O país depende cada vez mais de investimentos chineses e turcos, exporta algodão e têxteis, carne de várias espécies animais e, evidentemente, café. Aliás, reza a lenda ou a História (nem sempre é fácil perceber-se em que plano se está exactamente) que foi aqui que o café foi descoberto. Como? Uma cabra ter-se-á mostrado tão excitada depois de comer repetidamente a respectiva planta que os donos decidiram seguir-lhe o exemplo, descobrindo assim as suas potencialidades. A Etiópia é governada há quase trinta anos praticamente em regime de partido único, com as inevitáveis consequências em termos de corrupção, e a moeda nacional é tão fraca que tudo o que tem de vir do exterior tem um peso difícil de suportar. Em todo o caso, aparentemente vai-se (ou ia-se?) progredindo, por exemplo através de um interessante e muito louvável sistema de cooperativas. E, ao contrário dos vizinhos da Eritreia e da Somália, tem sido raro que multidões de etíopes fujam por essa África abaixo para se afogarem às portas da Europa.

Há também um povo altivo, orgulhoso da sua etnia («a Norte temos os árabes, a Sul os negros, nós estamos no meio»); orgulhoso também pelo facto de nunca ter sido verdadeiramente colonizado e de ter uma História rica, sem fronteiras muito nítidas que a separem de um extenso conjunto de lendas – uma realidade estranha, mas fascinante, para as nossas cabeças cartesianamente formatadas.

Axum, no Norte, é um paraíso para os arqueólogos, tantos são os rastos de civilizações antiquíssimas já descobertos e os muitos que há ainda por explorar. Conta a lenda que um filho de Noé, pai de todos os povos de pele castanha, era avô de Etiopos que foi enterrado em Axum e deu o nome a todos os habitantes do país. Seja como for, sabe-se hoje que as origens da civilização etíope remontam o século X a.c. Os etíopes reivindicam ter em Axum a «verdadeira» Arca da Aliança e «veneram» a rainha de Saba que, segundo as crónicas, teria regressado de uma viagem a Jerusalém grávida de um filho do rei Salomão, criança que viria a ser o célebre rei Menelik, fundador da dinastia Salomónica que perduraria na Etiópia até ao século XX e a ter, como último representante, o imperador Haile Selassie (tio avô de um dos elementos da troika que por aqui andou…).
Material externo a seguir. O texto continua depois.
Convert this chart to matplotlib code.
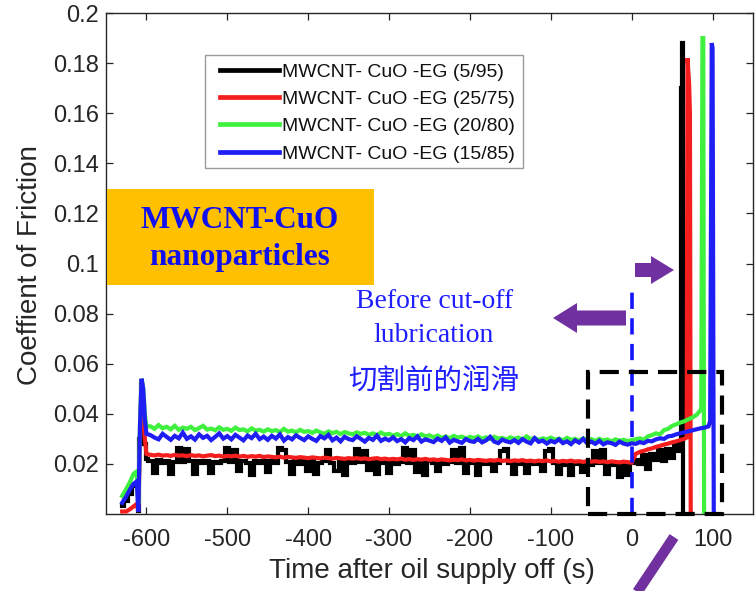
import numpy as np
import matplotlib
matplotlib.use("Agg")
import matplotlib.pyplot as plt
from matplotlib.patches import Rectangle, Polygon
from matplotlib.lines import Line2D

# ---------------- data ----------------
LABELS = ["MWCNT- CuO -EG (5/95)", "MWCNT- CuO -EG (25/75)",
          "MWCNT- CuO -EG (20/80)", "MWCNT- CuO -EG (15/85)"]
COLORS = ["#000000", "#f51e1e", "#3ff03f", "#1e1ef5"]

# start-up transient (s)
START_T = [-630, -625, -620, -616, -612, -610, -608, -606, -604, -602, -600]
BLACK_START = [0.003, 0.005, 0.008, 0.011, 0.012, 0.001, 0.030, 0.052, 0.045, 0.028, 0.022]
RED_START = [0.001, 0.001, 0.002, 0.003, 0.004, 0.001, 0.030, 0.052, 0.045, 0.030, 0.024]
GREEN_START = [0.0072, 0.010, 0.013, 0.016, 0.017, 0.004, 0.035, 0.054, 0.050, 0.040, 0.035]
BLUE_START = [0.0045, 0.007, 0.010, 0.012, 0.013, 0.001, 0.035, 0.054, 0.050, 0.038, 0.032]

# lubricated running, sampled every 5 s from -595 s to 0 s
STEADY_T = np.arange(-595, 1, 5)
BLACK_STEADY = [
    0.0212, 0.0165, 0.0215, 0.0205, 0.0212, 0.0160, 0.0208, 0.0262, 0.0208, 0.0258,
    0.0210, 0.0158, 0.0210, 0.0202, 0.0212, 0.0165, 0.0208, 0.0205, 0.0212, 0.0265,
    0.0208, 0.0255, 0.0170, 0.0210, 0.0202, 0.0155, 0.0212, 0.0205, 0.0210, 0.0168,
    0.0210, 0.0202, 0.0262, 0.0255, 0.0208, 0.0160, 0.0210, 0.0200, 0.0212, 0.0172,
    0.0210, 0.0160, 0.0202, 0.0212, 0.0255, 0.0202, 0.0170, 0.0210, 0.0155, 0.0210,
    0.0202, 0.0260, 0.0208, 0.0252, 0.0175, 0.0210, 0.0160, 0.0210, 0.0202, 0.0165,
    0.0210, 0.0200, 0.0208, 0.0262, 0.0202, 0.0255, 0.0168, 0.0208, 0.0155, 0.0210,
    0.0202, 0.0170, 0.0208, 0.0198, 0.0208, 0.0255, 0.0202, 0.0265, 0.0162, 0.0208,
    0.0202, 0.0155, 0.0208, 0.0198, 0.0206, 0.0170, 0.0205, 0.0252, 0.0258, 0.0202,
    0.0160, 0.0206, 0.0198, 0.0165, 0.0206, 0.0200, 0.0208, 0.0172, 0.0250, 0.0260,
    0.0202, 0.0158, 0.0205, 0.0196, 0.0155, 0.0206, 0.0200, 0.0168, 0.0205, 0.0196,
    0.0252, 0.0202, 0.0255, 0.0160, 0.0202, 0.0196, 0.0148, 0.0202, 0.0155, 0.0202]
RED_STEADY = [
    0.0236, 0.0234, 0.0237, 0.0233, 0.0235, 0.0232, 0.0236, 0.0233, 0.0234, 0.0231,
    0.0235, 0.0232, 0.0234, 0.0230, 0.0233, 0.0235, 0.0231, 0.0233, 0.0229, 0.0232,
    0.0230, 0.0233, 0.0229, 0.0232, 0.0228, 0.0231, 0.0229, 0.0232, 0.0227, 0.0230,
    0.0228, 0.0226, 0.0229, 0.0225, 0.0228, 0.0226, 0.0224, 0.0227, 0.0225, 0.0223,
    0.0226, 0.0224, 0.0222, 0.0225, 0.0223, 0.0221, 0.0224, 0.0222, 0.0220, 0.0223,
    0.0221, 0.0223, 0.0220, 0.0222, 0.0219, 0.0221, 0.0223, 0.0219, 0.0221, 0.0218,
    0.0220, 0.0218, 0.0221, 0.0217, 0.0219, 0.0216, 0.0219, 0.0217, 0.0220, 0.0216,
    0.0218, 0.0215, 0.0218, 0.0216, 0.0214, 0.0217, 0.0215, 0.0218, 0.0214, 0.0216,
    0.0213, 0.0216, 0.0214, 0.0212, 0.0215, 0.0213, 0.0216, 0.0212, 0.0214, 0.0211,
    0.0214, 0.0212, 0.0215, 0.0211, 0.0213, 0.0210, 0.0213, 0.0211, 0.0214, 0.0210,
    0.0212, 0.0209, 0.0212, 0.0210, 0.0213, 0.0209, 0.0211, 0.0208, 0.0211, 0.0209,
    0.0211, 0.0208, 0.0210, 0.0207, 0.0210, 0.0208, 0.0206, 0.0209, 0.0207, 0.0205]
GREEN_STEADY = [
    0.0350, 0.0340, 0.0355, 0.0342, 0.0348, 0.0338, 0.0352, 0.0336, 0.0345, 0.0340,
    0.0348, 0.0335, 0.0343, 0.0352, 0.0337, 0.0341, 0.0334, 0.0346, 0.0336, 0.0340,
    0.0332, 0.0345, 0.0335, 0.0338, 0.0330, 0.0342, 0.0333, 0.0336, 0.0329, 0.0338,
    0.0331, 0.0335, 0.0327, 0.0340, 0.0329, 0.0333, 0.0326, 0.0336, 0.0328, 0.0331,
    0.0324, 0.0333, 0.0326, 0.0320, 0.0330, 0.0323, 0.0328, 0.0319, 0.0327, 0.0322,
    0.0318, 0.0326, 0.0320, 0.0324, 0.0316, 0.0322, 0.0315, 0.0325, 0.0317, 0.0320,
    0.0313, 0.0319, 0.0311, 0.0322, 0.0312, 0.0316, 0.0309, 0.0318, 0.0310, 0.0314,
    0.0306, 0.0313, 0.0304, 0.0310, 0.0302, 0.0312, 0.0305, 0.0309, 0.0301, 0.0308,
    0.0303, 0.0310, 0.0300, 0.0306, 0.0299, 0.0308, 0.0301, 0.0304, 0.0297, 0.0306,
    0.0300, 0.0305, 0.0297, 0.0310, 0.0299, 0.0303, 0.0296, 0.0302, 0.0298, 0.0305,
    0.0297, 0.0301, 0.0294, 0.0304, 0.0296, 0.0300, 0.0293, 0.0302, 0.0295, 0.0299,
    0.0292, 0.0300, 0.0294, 0.0297, 0.0290, 0.0298, 0.0293, 0.0296, 0.0291, 0.0295]
BLUE_STEADY = [
    0.0315, 0.0305, 0.0298, 0.0320, 0.0308, 0.0296, 0.0312, 0.0302, 0.0325, 0.0300,
    0.0310, 0.0297, 0.0318, 0.0304, 0.0312, 0.0295, 0.0308, 0.0322, 0.0301, 0.0311,
    0.0298, 0.0316, 0.0305, 0.0294, 0.0313, 0.0303, 0.0320, 0.0299, 0.0309, 0.0296,
    0.0312, 0.0301, 0.0318, 0.0293, 0.0307, 0.0298, 0.0314, 0.0304, 0.0295, 0.0310,
    0.0300, 0.0292, 0.0311, 0.0302, 0.0316, 0.0294, 0.0305, 0.0290, 0.0308, 0.0299,
    0.0295, 0.0310, 0.0300, 0.0289, 0.0304, 0.0296, 0.0313, 0.0292, 0.0301, 0.0294,
    0.0306, 0.0291, 0.0299, 0.0286, 0.0303, 0.0295, 0.0310, 0.0289, 0.0298, 0.0293,
    0.0287, 0.0301, 0.0292, 0.0306, 0.0285, 0.0296, 0.0290, 0.0284, 0.0299, 0.0291,
    0.0288, 0.0300, 0.0286, 0.0294, 0.0308, 0.0289, 0.0283, 0.0297, 0.0290, 0.0286,
    0.0295, 0.0284, 0.0299, 0.0289, 0.0282, 0.0303, 0.0288, 0.0293, 0.0281, 0.0292,
    0.0286, 0.0298, 0.0283, 0.0290, 0.0279, 0.0294, 0.0285, 0.0300, 0.0282, 0.0289,
    0.0280, 0.0292, 0.0278, 0.0286, 0.0283, 0.0276, 0.0289, 0.0281, 0.0277, 0.0282]

# after the oil supply is cut: rising friction, then seizure spike
BLACK_POST_T = [5, 10, 15, 20, 25, 30, 35, 40, 45, 50, 55, 58, 60, 61.5, 62.5, 63.5, 65]
BLACK_POST = [0.0215, 0.020, 0.0235, 0.018, 0.024, 0.0215, 0.0255, 0.021, 0.026,
              0.0225, 0.0275, 0.025, 0.028, 0.170, 0.188, 0.0, 0.0]
RED_POST_T = [5, 10, 15, 20, 25, 30, 35, 40, 45, 50, 55, 60, 65, 68, 69, 71, 72, 73, 75]
RED_POST = [0.0240, 0.0248, 0.0252, 0.0258, 0.0262, 0.0268, 0.0272, 0.0277, 0.0281,
            0.0286, 0.0290, 0.0295, 0.0300, 0.0305, 0.182, 0.172, 0.160, 0.0, 0.0]
GREEN_POST_T = [5, 10, 15, 20, 25, 30, 35, 40, 45, 50, 55, 60, 65, 70, 75, 80, 84,
                86, 87.5, 88.5, 89.5, 91]
GREEN_POST = [0.0298, 0.0302, 0.0296, 0.0310, 0.0315, 0.0322, 0.0318, 0.0335, 0.0340,
              0.0352, 0.0358, 0.0365, 0.0370, 0.0378, 0.0385, 0.0395, 0.0410,
              0.0420, 0.190, 0.190, 0.0, 0.0]
BLUE_POST_T = [5, 10, 15, 20, 25, 30, 35, 40, 45, 50, 55, 60, 65, 70, 75, 80, 85, 90,
               95, 97, 99, 100, 101.5, 103]
BLUE_POST = [0.0280, 0.0287, 0.0283, 0.0292, 0.0290, 0.0298, 0.0302, 0.0300, 0.0310,
             0.0312, 0.0318, 0.0322, 0.0326, 0.0330, 0.0334, 0.0338, 0.0342, 0.0345,
             0.0350, 0.0370, 0.188, 0.186, 0.0, 0.0]

X_TICKS = [-600, -500, -400, -300, -200, -100, 0, 100]
Y_TICKS = [0.02, 0.04, 0.06, 0.08, 0.1, 0.12, 0.14, 0.16, 0.18, 0.2]

# zoom window drawn around the cut-off region
BOX_T = (-54, 112)
BOX_MU = (0.0, 0.0565)
CUT_LINE_TOP = 0.0915

SERIES = [
    (BLACK_START, BLACK_STEADY, BLACK_POST_T, BLACK_POST),
    (RED_START, RED_STEADY, RED_POST_T, RED_POST),
    (GREEN_START, GREEN_STEADY, GREEN_POST_T, GREEN_POST),
    (BLUE_START, BLUE_STEADY, BLUE_POST_T, BLUE_POST),
]

# ---------------- figure ----------------
W, H = 755, 591
fig = plt.figure(figsize=(W / 100, H / 100), dpi=100)
ax = fig.add_axes([106 / W, 1 - 514 / H, 647 / W, 501 / H])

TXT = "#262626"
SANS = ["Liberation Sans", "DejaVu Sans"]


def fx(px):
    return px / W


def fy(py):
    return 1 - py / H


lines = []
for i, ((st, sd, pt, pv), lab, col) in enumerate(zip(SERIES, LABELS, COLORS)):
    t = np.concatenate([START_T, STEADY_T, pt])
    y = np.concatenate([st, sd, pv])
    # the noisy 5/95 trace is drawn as held samples so its dips read as bars
    ds = "steps-mid" if i == 0 else "default"
    ln, = ax.plot(t, y, color=col, lw=3.0, label=lab, drawstyle=ds,
                  solid_joinstyle="miter", zorder=3)
    lines.append(ln)

ax.set_xlim(-650, 150)
ax.set_ylim(0, 0.2)
ax.set_xticks(X_TICKS)
ax.set_xticklabels([f"{v:g}" for v in X_TICKS], family=SANS, fontsize=17, color=TXT)
ax.set_yticks(Y_TICKS)
ax.set_yticklabels([f"{v:g}" for v in Y_TICKS], family=SANS, fontsize=17, color=TXT)
ax.tick_params(axis="both", direction="in", top=True, right=True, length=5,
               width=0.9, colors=TXT, labelcolor=TXT)
ax.tick_params(axis="x", pad=10.5)
ax.tick_params(axis="y", pad=5)
for s in ax.spines.values():
    s.set_color(TXT)
    s.set_linewidth(1.0)

ax.set_xlabel("Time after oil supply off (s)", family=SANS, fontsize=20, color=TXT)
ax.set_ylabel("Coeffient of Friction", family=SANS, fontsize=20, color=TXT)
ax.xaxis.set_label_coords(0.504, -0.088)
ax.yaxis.set_label_coords(-0.098, 0.497)

# cut-off marker and zoom window
ax.plot([0, 0], [0, CUT_LINE_TOP], color="#1414ff", lw=2.6,
        linestyle=(0, (4.5, 2.6)), zorder=5)
ax.add_patch(Rectangle((BOX_T[0], BOX_MU[0]), BOX_T[1] - BOX_T[0], BOX_MU[1] - BOX_MU[0],
                       fill=False, edgecolor="black", lw=3.0,
                       linestyle=(0, (4.6, 2.4)), zorder=6, clip_on=False))

# legend with a hand-placed frame
frame = Rectangle((fx(205), fy(168)), (523 - 205) / W, (168 - 55) / H,
                  transform=fig.transFigure, facecolor="white",
                  edgecolor="#9a9a9a", lw=1.0, zorder=4)
ax.add_patch(frame)
leg = ax.legend(handles=lines, loc="upper left",
                bbox_to_anchor=(fx(220), fy(63)), bbox_transform=fig.transFigure,
                prop={"family": SANS, "size": 14}, frameon=False,
                handlelength=3.05, handletextpad=0.13, labelspacing=0.5,
                borderpad=0.0, borderaxespad=0)
leg.set_zorder(5)
for h in leg.legend_handles:
    h.set_linewidth(3.4)
    h.set_drawstyle("default")
for tx in leg.get_texts():
    tx.set_color("#111111")

PURPLE = "#7030a0"


def h_arrow(x_tail, x_tip, yc, body, head, head_len):
    d = 1 if x_tip > x_tail else -1
    xb = x_tip - d * head_len
    pts = [(x_tail, yc - body), (xb, yc - body), (xb, yc - head), (x_tip, yc),
           (xb, yc + head), (xb, yc + body), (x_tail, yc + body)]
    fig.patches.append(Polygon([(fx(a), fy(b)) for a, b in pts], closed=True,
                               transform=fig.transFigure, facecolor=PURPLE,
                               edgecolor="none", zorder=7))


h_arrow(635, 674, 270, 7, 14, 23)
h_arrow(626, 553, 318, 7.5, 15, 24)
fig.add_artist(Line2D([fx(674), fx(634)], [fy(537), fy(597)], color=PURPLE, lw=7.5,
                      solid_capstyle="butt", transform=fig.transFigure, zorder=7))

# label box for the additive
fig.patches.append(Rectangle((fx(107), fy(285)), (374 - 107) / W, (285 - 189) / H,
                             transform=fig.transFigure, facecolor="#ffc000",
                             edgecolor="none", zorder=6))
SERIF = ["Liberation Serif", "DejaVu Serif"]
fig.text(fx(240), fy(220), "MWCNT-CuO", family=SERIF, weight="bold", fontsize=22.5,
         color="#1010ee", ha="center", va="center", zorder=8)
fig.text(fx(240), fy(257), "nanoparticles", family=SERIF, weight="bold", fontsize=22.5,
         color="#1010ee", ha="center", va="center", zorder=8)

fig.text(fx(435), fy(302), "Before cut-off", family=SERIF, fontsize=20,
         color="#1e1eff", ha="center", va="center")
fig.text(fx(434), fy(336), "lubrication", family=SERIF, fontsize=20,
         color="#1e1eff", ha="center", va="center")
fig.text(fx(434), fy(381), "切割前的润滑", family=["Noto Sans CJK SC", "DejaVu Sans"],
         fontsize=20.5, color="#1e1eff", ha="center", va="center")

fig.savefig("out.png", dpi=100)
Há também a Cidade Imperial de Gondar, um conjunto de seis castelos construídos seguindo técnicas introduzidas pelos portugueses no século XVI, implantados numa grande cerca que chegou a ter doze portas. E, acima de tudo, as igrejas de Lalibela, a «Nova Jerusalém» da Etiópia, cravada numa região árida e agreste. Não há palavras que possam dar uma ideia, mesmo que aproximada, do que são esses doze templos, escavados na rocha e em muitos casos ligadas por túneis, distribuídos por dois conjuntos separados por um rio, estando fisicamente afastado o décimo primeiro: último a ser construído e o mais espectacular, com a sua forma em cruz, enterrado, e com quinze metros de altura. As escavações começaram em pleno século XII e todo o conjunto foi construído em apenas vinte e quatro anos, o que é quase inacreditável! Terão estado implicados nas obras, usando instrumentos mais do que rudimentares, 40.000 homens e conta a lenda que trabalhavam enquanto havia Sol e que os anjos faziam o turno da noite… As igrejas de Lalibela, Património da Humanidade segundo a UNESCO, são um dos grandes motivos de orgulho dos etíopes – e com toda a razão.


Não falei de Addis Abeba? Nada de especial a assinalar, a não ser dois museus e um gigantesco e caótico mercado que tem nada menos do que 103 hectares e onde se vende tudo o que imaginar se possa.

Gostava de voltar à Etiópia? Talvez, mas é pouco provável. Até porque repetir viagens não é a minha praia: temo que não haja amor como o primeiro.